Shaved asparagus and smoked salmon platter

I’ve just started a new series of recipes for Borough Market.

Well, I say recipes; it’s more loose guidance towards assembling something simple from the produce you see in front of you (wherever you might shop). Platter food for sharing, basically. Seasonal ingredients, minimal to no cooking, and on a £15 budget.

You can follow it on their website, along with the many excellent recipes and articles that are updated daily (browse the tabs marked, err, ‘Recipes’ and ‘Articles’).

First up: a fresh, crunchy, sharply-dressed asparagus salad.

As mentioned, the series doesn’t set out recipe instruction in classic form. Here’s the method paraphrased; head to the original article to read about my shopping trip and rationale in full.


English asparagus is cheap, now (you should get 2-3 bunches for a fiver, wherever you shop), but won’t be around for much longer. So make the most of it.

My favourite way to prepare these green spears is to show them a large pan of boiling water for barely 3 mins, so they become tender but not yet floppy, then roll in melting butter and a little salt and black pepper before eating them with my fingers.

You can’t fill a platter with the five or six spears that make up a bunch, though, so I thought on this occasion of spreading the spears further by using my least rusty speed peeler to shave them into a salad. Look for ‘extra select’ graded asparagus if you can, as these are chunky enough to be peeled.

From there, grab some (ideally) baby cucumbers — which are at the intersection of the cucumber Venn diagram of ‘crunch’, ‘juiciness’, and ‘flavour’ — a big bunch of dill and a lemon and a bag of rocket to pad out the assembly and also bring nasal-bracing pepperiness; something that layers well with the freshness of the asparagus and sharp citrus.

Smoked salmon provides a necessary dash of pink, as well as a contrasting flavour and texture. The asparagus and greens still star, but the addition of this fish turns the dish from a side salad to a light lunch that’ll feed at least two — more if you add some fresh sourdough and maybe some other cold cuts or platters, picked up at the same time.

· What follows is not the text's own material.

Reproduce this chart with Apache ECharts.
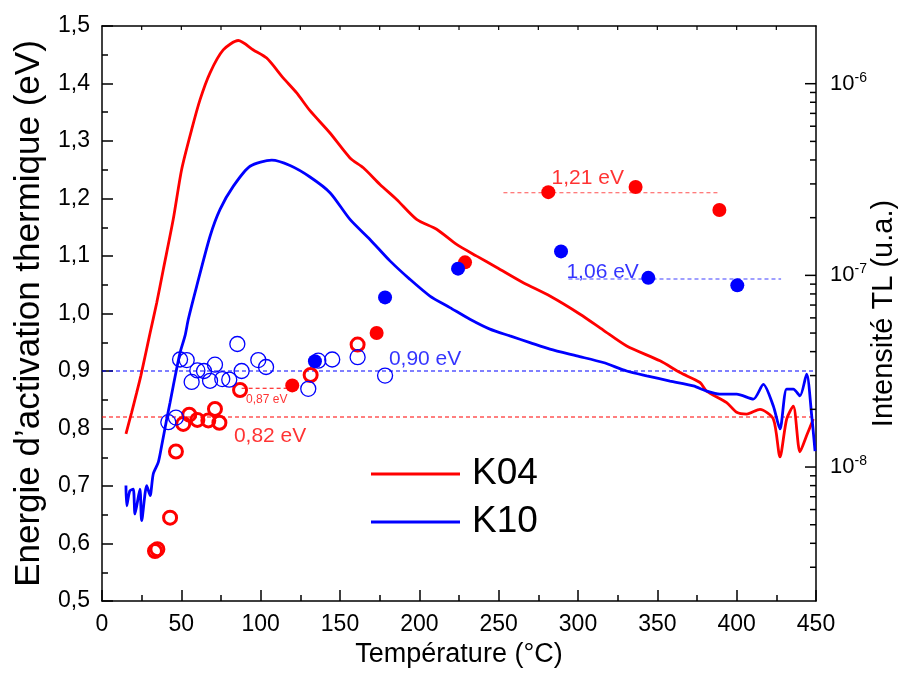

In terms of assembly, you can pretty much do what you want, though I suggest peeling and then chunking the cucumbers and letting them sit in a little olive oil, half the lemon juice, sugar, salt, white pepper and chopped dill while you prepare the rest of the salad. Let the shaved asparagus (and any chunky bits that can’t be shaved) sit in the remaining lemon juice and more olive oil, and mix the rocket through that at the last minute. Transfer to a platter, scatter over the marinated cucumbers, then more dill fronds over the top.